• **SUPPLIED DATA**
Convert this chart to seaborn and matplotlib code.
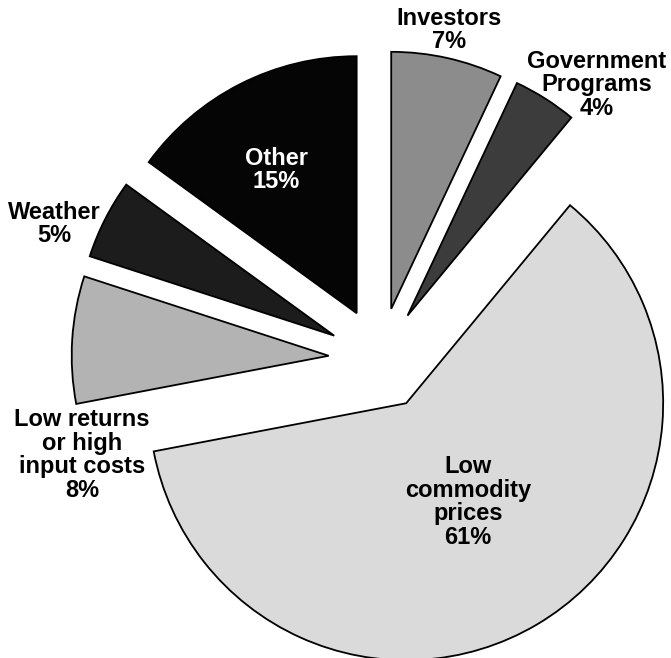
import matplotlib
matplotlib.use("Agg")
import matplotlib.pyplot as plt
import seaborn as sns

# slices, clockwise from 12 o'clock
labels = ["Investors", "Government\nPrograms", "Low\ncommodity\nprices",
          "Low returns\nor high\ninput costs", "Weather", "Other"]
shares = [7, 4, 61, 8, 5, 15]
colors = ["#8c8c8c", "#3c3c3c", "#dadada", "#b3b3b3", "#1c1c1c", "#050505"]

sns.set_style("white")
plt.rcParams["font.family"] = ["Liberation Sans", "DejaVu Sans"]

W, H = 671, 658
fig = plt.figure(figsize=(W / 100, H / 100), dpi=100)
ax = fig.add_axes([0, 0, 1, 1])

# pixel geometry of the pie (centre and radius)
cx, cy, r = 380, 359, 257

wedges, _ = ax.pie(shares, colors=colors, startangle=90, counterclock=False,
                   explode=[0.2] * len(shares), radius=1,
                   wedgeprops=dict(edgecolor="black", linewidth=1.3))

def px(x, y):
    return (x - cx) / r, (cy - y) / r

# label positions in pixels
label_pos = [(449, 30), (597, 85), (468, 502), (82, 455), (54, 224), (276, 170)]
text_col = ["black", "black", "black", "black", "black", "white"]

for lab, s, (x, y), c in zip(labels, shares, label_pos, text_col):
    tx, ty = px(x, y)
    ax.text(tx, ty, f"{lab}\n{s}%", ha="center", va="center", fontsize=17,
            fontweight="bold", color=c, linespacing=1.05)

ax.set_xlim(-cx / r, (W - cx) / r)
ax.set_ylim(-(H - cy) / r, cy / r)
ax.set_aspect("auto")
ax.axis("off")

fig.savefig("out.png", dpi=100)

• **WORK INSTRUCTIONS**
Leaving out the pictures, repeat the data above exactly.

• **RESPONSE TO THE EXERCISE**
Convert this chart to seaborn and matplotlib code.
import matplotlib
matplotlib.use("Agg")
import matplotlib.pyplot as plt
import seaborn as sns

# slices, clockwise from 12 o'clock
labels = ["Investors", "Government\nPrograms", "Low\ncommodity\nprices",
          "Low returns\nor high\ninput costs", "Weather", "Other"]
shares = [7, 4, 61, 8, 5, 15]
colors = ["#8c8c8c", "#3c3c3c", "#dadada", "#b3b3b3", "#1c1c1c", "#050505"]

sns.set_style("white")
plt.rcParams["font.family"] = ["Liberation Sans", "DejaVu Sans"]

W, H = 671, 658
fig = plt.figure(figsize=(W / 100, H / 100), dpi=100)
ax = fig.add_axes([0, 0, 1, 1])

# pixel geometry of the pie (centre and radius)
cx, cy, r = 380, 359, 257

wedges, _ = ax.pie(shares, colors=colors, startangle=90, counterclock=False,
                   explode=[0.2] * len(shares), radius=1,
                   wedgeprops=dict(edgecolor="black", linewidth=1.3))

def px(x, y):
    return (x - cx) / r, (cy - y) / r

# label positions in pixels
label_pos = [(449, 30), (597, 85), (468, 502), (82, 455), (54, 224), (276, 170)]
text_col = ["black", "black", "black", "black", "black", "white"]

for lab, s, (x, y), c in zip(labels, shares, label_pos, text_col):
    tx, ty = px(x, y)
    ax.text(tx, ty, f"{lab}\n{s}%", ha="center", va="center", fontsize=17,
            fontweight="bold", color=c, linespacing=1.05)

ax.set_xlim(-cx / r, (W - cx) / r)
ax.set_ylim(-(H - cy) / r, cy / r)
ax.set_aspect("auto")
ax.axis("off")

fig.savefig("out.png", dpi=100)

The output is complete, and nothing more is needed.